The information contained in rows 7, 8, 9, 10, 11 and 13 on each of the cover pages of this Schedule 13D and the information set forth or incorporated in Items 4 and 6 is incorporated by reference in its entirety into this Item 5.

(a)-(b) As a result of the Proxy described above, the Reporting Person may be deemed to beneficially own the 1,490,864 shares of Common Stock that are beneficially owned by the Supporting Shareholders (with shared voting power), representing approximately 17.8% of the total outstanding shares of Common Stock. The foregoing calculation is based on a total of 8,391,244 shares of Common Stock outstanding as of January 11, 2018, as reported in the Issuer’s Quarterly Report on Form 10-Q filed with the Securities and Exchange Commission on January 11, 2018. To the Reporting Person’s knowledge, without independent verification, none of the individuals identified on Schedule A beneficially owns any shares of Common Stock.

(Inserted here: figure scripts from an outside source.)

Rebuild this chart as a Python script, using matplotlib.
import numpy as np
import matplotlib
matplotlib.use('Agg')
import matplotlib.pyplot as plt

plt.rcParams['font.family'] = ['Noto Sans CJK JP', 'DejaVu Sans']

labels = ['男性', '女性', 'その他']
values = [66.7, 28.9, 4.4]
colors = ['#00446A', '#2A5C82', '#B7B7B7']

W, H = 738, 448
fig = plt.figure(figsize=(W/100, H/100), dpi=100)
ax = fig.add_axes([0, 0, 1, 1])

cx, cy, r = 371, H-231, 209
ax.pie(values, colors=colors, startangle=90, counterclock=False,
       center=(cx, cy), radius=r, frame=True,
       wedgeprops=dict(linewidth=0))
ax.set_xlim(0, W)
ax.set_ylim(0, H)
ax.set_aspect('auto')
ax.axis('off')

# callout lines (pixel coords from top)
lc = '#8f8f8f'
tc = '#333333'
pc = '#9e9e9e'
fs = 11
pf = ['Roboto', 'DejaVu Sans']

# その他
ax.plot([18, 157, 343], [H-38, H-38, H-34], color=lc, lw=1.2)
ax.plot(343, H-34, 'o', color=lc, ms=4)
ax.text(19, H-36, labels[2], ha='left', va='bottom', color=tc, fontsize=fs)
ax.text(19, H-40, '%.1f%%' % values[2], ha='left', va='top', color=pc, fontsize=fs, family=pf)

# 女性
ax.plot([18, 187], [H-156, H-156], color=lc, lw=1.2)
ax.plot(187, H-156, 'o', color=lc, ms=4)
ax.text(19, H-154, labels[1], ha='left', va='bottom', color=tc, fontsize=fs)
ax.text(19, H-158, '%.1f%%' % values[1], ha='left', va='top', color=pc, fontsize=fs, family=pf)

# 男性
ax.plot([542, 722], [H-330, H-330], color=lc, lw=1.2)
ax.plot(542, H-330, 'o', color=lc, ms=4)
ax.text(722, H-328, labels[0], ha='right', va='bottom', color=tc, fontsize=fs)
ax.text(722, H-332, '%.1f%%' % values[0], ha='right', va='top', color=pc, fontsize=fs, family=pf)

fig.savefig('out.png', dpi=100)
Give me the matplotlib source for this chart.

Pursuant to Rule 13d-4 under the Act, neither the filing of this Schedule 13D nor any of its content shall be deemed to constitute an admission by the Reporting Person that it is the beneficial owner of shares of Common Stock for purposes of Section 13(d) of the Act or for any other purpose.

(c) Except as set forth in this Item 5, neither the Reporting Person nor, to the best knowledge of the Reporting Person, without independent verification, any of the persons listed on Schedule A hereto, has effected any transaction in Common Stock during the past 60 days.

(d) To the best knowledge of the Reporting Person, no person other than the Supporting Shareholders has the right to receive or the power to direct the receipt of dividends from, or the proceeds from the sale of, the securities identified in this Item 5.

(e) Not applicable.

 

Item 6. Contracts, Arrangements, Understandings or Relationships with Respect to Securities of the Issuer.

The information set forth in Items 3 and 4 of this Schedule 13D is incorporated by reference in its entirety into this Item 6.

 

Page 5 of 9


Item 7. Material to be Filed as Exhibits.

Exhibit No.

 

  1. Share Contribution & Exchange Agreement dated January 5, 2018 by and among Skyline Corporation and Champion Enterprises Holdings, LLC (incorporated by reference to Exhibit 2.1 to the Issuer’s Current Report on Form 8-K filed on January 5, 2018).

 

  2. Voting Agreement dated January 5, 2018 by and among Champion Enterprises Holdings, LLC and each of the shareholders of Skyline Corporation signatory thereto (incorporated by reference to Exhibit 10.1 to the Issuer’s Current Report on Form 8-K filed on January 5, 2018).

 

Page 6 of 9


SIGNATURE

After reasonable inquiry and to the best of my knowledge and belief, I certify that the information set forth in this statement is true, complete and correct.

Dated: January 16, 2018

 

Champion Enterprises Holdings, LLC
By:   /s/ Roger K. Scholten
Name:   Roger K. Scholten
Title:   Sr. V.P.

 

Page 7 of 9


SCHEDULE A

Except as noted below, the business address of all persons listed below is c/o Champion Enterprises Holdings, LLC, 775 West Big Beaver Road, Suite 1000, Troy, MI 48084. To the knowledge of the Reporting Person, without independent verification, all persons listed below are citizens of the United States.

 

Name, Title   Present Principal Occupation or Employment
Keith Anderson, Manager, President & CEO   Chief Executive Officer of Champion Home Builders, Inc.
Timothy Bernlohr, Chairman, Manager   Founder and Managing Member, TJB Management Consulting, LLC, 4 Aldans Way, Newtown, PA 18940
Michael Bevacqua, Manager   Managing Director, Bain Capital Credit, LP, 200 Clarendon Street, Boston, MA 02116
Daniel Osnoss, Manager   Senior Managing Director, Centerbridge Partners, L.P., 375 Park Avenue, 12th Floor, New York, NY 10152
Gary Robinette, Manager   Chairman & CEO, Ply Gem Industries Inc., 5020 Weston Parkway, Suite 400, Cary, NC 27513
David Smith, Manager  

Managing Director, MAK Capital, 590 Madison Avenue,

Suite 2400, New York, NY 10022

Mark Yost, EVP   President of Champion Home Builders, Inc.
Laurie Hough, SVP, CFO & Treasurer   SVP, CFO & Treasurer of Champion Home Builders, Inc.
Roger K. Scholten, SVP, GC & Secretary   SVP, GC & Secretary of Champion Home Builders, Inc.
Timothy Burkhardt, VP & Controller   VP & Controller of Champion Home Builders, Inc.

 

Page 8 of 9


INDEX TO EXHIBITS

 

  1. Share Contribution & Exchange Agreement dated January 5, 2018 by and among Skyline Corporation and Champion Enterprises Holdings, LLC (incorporated by reference to Exhibit 2.1 to the Issuer’s Current Report on Form 8-K filed on January 5, 2018).

 

  2. Voting Agreement dated January 5, 2018 by and among Champion Enterprises Holdings, LLC and each of the shareholders of Skyline Corporation signatory thereto (incorporated by reference to Exhibit 10.1 to the Issuer’s Current Report on Form 8-K filed on January 5, 2018).